**Objective:**
Copy, exactly as written, the lines that begin at the one containing "Clone this diagram in TikZ." and end at the one containing "(jn2) at (513,306);". Skip any pictures in the data below.

[Source code of charts]

--- start ---

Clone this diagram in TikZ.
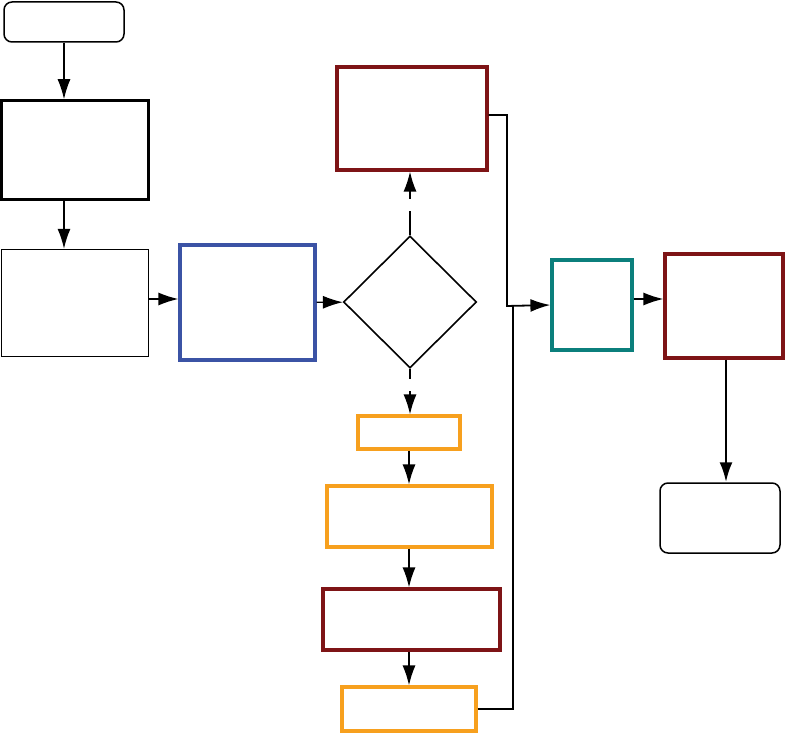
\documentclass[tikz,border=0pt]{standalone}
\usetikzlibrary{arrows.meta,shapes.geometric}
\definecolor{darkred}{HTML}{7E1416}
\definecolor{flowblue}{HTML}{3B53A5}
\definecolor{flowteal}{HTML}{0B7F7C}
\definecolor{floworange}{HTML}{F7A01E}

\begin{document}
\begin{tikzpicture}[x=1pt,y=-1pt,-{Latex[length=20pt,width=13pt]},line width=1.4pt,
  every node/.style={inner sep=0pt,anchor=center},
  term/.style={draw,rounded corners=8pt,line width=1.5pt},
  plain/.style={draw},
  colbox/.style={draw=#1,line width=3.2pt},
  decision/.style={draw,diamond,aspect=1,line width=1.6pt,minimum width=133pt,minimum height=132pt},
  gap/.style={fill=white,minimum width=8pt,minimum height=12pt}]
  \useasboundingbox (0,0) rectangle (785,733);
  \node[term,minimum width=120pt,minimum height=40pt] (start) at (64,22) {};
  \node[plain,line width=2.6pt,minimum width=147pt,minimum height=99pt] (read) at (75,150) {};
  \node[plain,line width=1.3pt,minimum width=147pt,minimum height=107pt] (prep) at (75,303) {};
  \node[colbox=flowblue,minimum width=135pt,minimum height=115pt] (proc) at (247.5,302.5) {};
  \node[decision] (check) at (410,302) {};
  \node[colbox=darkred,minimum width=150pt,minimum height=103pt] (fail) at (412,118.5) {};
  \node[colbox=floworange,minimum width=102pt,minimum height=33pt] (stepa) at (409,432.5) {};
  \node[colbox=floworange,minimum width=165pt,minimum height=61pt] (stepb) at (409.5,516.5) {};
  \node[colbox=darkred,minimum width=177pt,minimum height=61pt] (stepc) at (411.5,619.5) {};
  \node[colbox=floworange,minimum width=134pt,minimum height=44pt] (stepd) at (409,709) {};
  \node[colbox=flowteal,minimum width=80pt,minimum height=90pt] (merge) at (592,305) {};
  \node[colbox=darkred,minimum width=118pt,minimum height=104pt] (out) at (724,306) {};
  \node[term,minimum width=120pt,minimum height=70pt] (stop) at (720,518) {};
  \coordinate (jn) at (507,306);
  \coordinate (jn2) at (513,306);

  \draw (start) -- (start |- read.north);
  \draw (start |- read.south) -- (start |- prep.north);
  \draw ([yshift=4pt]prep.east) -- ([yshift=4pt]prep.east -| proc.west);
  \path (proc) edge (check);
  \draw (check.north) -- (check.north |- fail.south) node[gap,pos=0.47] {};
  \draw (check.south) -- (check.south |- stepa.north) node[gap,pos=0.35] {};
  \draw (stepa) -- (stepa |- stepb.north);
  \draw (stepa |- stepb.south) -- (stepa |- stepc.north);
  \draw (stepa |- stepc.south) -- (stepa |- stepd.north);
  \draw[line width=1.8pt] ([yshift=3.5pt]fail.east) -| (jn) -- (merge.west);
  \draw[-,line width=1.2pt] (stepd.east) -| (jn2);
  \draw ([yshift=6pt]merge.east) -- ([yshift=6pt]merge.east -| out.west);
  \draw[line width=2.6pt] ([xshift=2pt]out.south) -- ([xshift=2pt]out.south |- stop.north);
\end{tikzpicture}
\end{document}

--- end ---
--- start ---

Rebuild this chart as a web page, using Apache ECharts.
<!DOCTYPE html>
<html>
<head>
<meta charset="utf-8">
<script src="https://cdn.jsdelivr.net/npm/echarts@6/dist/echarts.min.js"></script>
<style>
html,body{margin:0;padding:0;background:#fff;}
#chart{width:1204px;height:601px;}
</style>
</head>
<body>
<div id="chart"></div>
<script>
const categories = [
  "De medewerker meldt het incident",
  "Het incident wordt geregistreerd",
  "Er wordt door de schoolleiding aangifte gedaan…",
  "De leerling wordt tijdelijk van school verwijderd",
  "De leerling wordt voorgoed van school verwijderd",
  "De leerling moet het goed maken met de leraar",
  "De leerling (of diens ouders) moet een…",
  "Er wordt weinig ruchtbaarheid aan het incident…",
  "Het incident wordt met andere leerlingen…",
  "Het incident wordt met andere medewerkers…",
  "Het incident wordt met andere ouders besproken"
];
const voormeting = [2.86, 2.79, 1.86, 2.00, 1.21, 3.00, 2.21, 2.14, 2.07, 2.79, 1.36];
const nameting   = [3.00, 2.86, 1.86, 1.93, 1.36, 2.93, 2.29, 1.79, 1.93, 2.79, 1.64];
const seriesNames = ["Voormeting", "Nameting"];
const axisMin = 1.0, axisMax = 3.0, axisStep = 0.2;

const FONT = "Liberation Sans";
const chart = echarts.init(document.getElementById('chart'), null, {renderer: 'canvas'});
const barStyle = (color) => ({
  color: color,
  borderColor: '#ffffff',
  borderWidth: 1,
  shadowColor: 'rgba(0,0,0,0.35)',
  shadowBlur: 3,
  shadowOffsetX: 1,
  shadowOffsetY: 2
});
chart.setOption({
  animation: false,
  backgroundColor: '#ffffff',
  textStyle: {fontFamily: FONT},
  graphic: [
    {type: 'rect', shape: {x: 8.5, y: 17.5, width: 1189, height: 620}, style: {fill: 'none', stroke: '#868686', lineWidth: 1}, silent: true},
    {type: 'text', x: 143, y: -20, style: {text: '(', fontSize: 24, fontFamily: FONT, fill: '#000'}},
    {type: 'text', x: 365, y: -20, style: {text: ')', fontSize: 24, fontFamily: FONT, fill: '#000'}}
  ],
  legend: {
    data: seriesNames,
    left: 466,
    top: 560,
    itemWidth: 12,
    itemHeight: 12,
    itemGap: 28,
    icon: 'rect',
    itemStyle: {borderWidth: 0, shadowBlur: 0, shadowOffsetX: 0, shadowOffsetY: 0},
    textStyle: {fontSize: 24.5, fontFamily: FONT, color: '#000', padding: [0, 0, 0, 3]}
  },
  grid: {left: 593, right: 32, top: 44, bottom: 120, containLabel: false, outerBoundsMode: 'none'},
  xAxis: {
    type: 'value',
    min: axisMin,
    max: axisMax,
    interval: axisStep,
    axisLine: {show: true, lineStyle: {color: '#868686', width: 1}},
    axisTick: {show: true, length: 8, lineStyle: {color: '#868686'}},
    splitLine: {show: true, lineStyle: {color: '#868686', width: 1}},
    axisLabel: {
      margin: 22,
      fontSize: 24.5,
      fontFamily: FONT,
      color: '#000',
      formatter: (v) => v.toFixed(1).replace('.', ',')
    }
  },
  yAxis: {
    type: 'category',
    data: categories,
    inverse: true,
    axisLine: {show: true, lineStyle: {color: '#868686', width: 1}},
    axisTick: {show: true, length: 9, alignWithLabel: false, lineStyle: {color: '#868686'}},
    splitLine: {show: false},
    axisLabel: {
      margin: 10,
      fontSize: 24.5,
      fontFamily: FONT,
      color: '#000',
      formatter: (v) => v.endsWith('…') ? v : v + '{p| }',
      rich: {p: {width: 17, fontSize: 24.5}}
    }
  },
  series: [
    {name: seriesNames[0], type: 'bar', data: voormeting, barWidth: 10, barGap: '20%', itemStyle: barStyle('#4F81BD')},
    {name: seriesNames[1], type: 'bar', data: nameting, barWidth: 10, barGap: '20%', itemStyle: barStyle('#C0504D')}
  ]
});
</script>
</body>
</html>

--- end ---

**Task response:**
Clone this diagram in TikZ.
\documentclass[tikz,border=0pt]{standalone}
\usetikzlibrary{arrows.meta,shapes.geometric}
\definecolor{darkred}{HTML}{7E1416}
\definecolor{flowblue}{HTML}{3B53A5}
\definecolor{flowteal}{HTML}{0B7F7C}
\definecolor{floworange}{HTML}{F7A01E}

\begin{document}
\begin{tikzpicture}[x=1pt,y=-1pt,-{Latex[length=20pt,width=13pt]},line width=1.4pt,
  every node/.style={inner sep=0pt,anchor=center},
  term/.style={draw,rounded corners=8pt,line width=1.5pt},
  plain/.style={draw},
  colbox/.style={draw=#1,line width=3.2pt},
  decision/.style={draw,diamond,aspect=1,line width=1.6pt,minimum width=133pt,minimum height=132pt},
  gap/.style={fill=white,minimum width=8pt,minimum height=12pt}]
  \useasboundingbox (0,0) rectangle (785,733);
  \node[term,minimum width=120pt,minimum height=40pt] (start) at (64,22) {};
  \node[plain,line width=2.6pt,minimum width=147pt,minimum height=99pt] (read) at (75,150) {};
  \node[plain,line width=1.3pt,minimum width=147pt,minimum height=107pt] (prep) at (75,303) {};
  \node[colbox=flowblue,minimum width=135pt,minimum height=115pt] (proc) at (247.5,302.5) {};
  \node[decision] (check) at (410,302) {};
  \node[colbox=darkred,minimum width=150pt,minimum height=103pt] (fail) at (412,118.5) {};
  \node[colbox=floworange,minimum width=102pt,minimum height=33pt] (stepa) at (409,432.5) {};
  \node[colbox=floworange,minimum width=165pt,minimum height=61pt] (stepb) at (409.5,516.5) {};
  \node[colbox=darkred,minimum width=177pt,minimum height=61pt] (stepc) at (411.5,619.5) {};
  \node[colbox=floworange,minimum width=134pt,minimum height=44pt] (stepd) at (409,709) {};
  \node[colbox=flowteal,minimum width=80pt,minimum height=90pt] (merge) at (592,305) {};
  \node[colbox=darkred,minimum width=118pt,minimum height=104pt] (out) at (724,306) {};
  \node[term,minimum width=120pt,minimum height=70pt] (stop) at (720,518) {};
  \coordinate (jn) at (507,306);
  \coordinate (jn2) at (513,306);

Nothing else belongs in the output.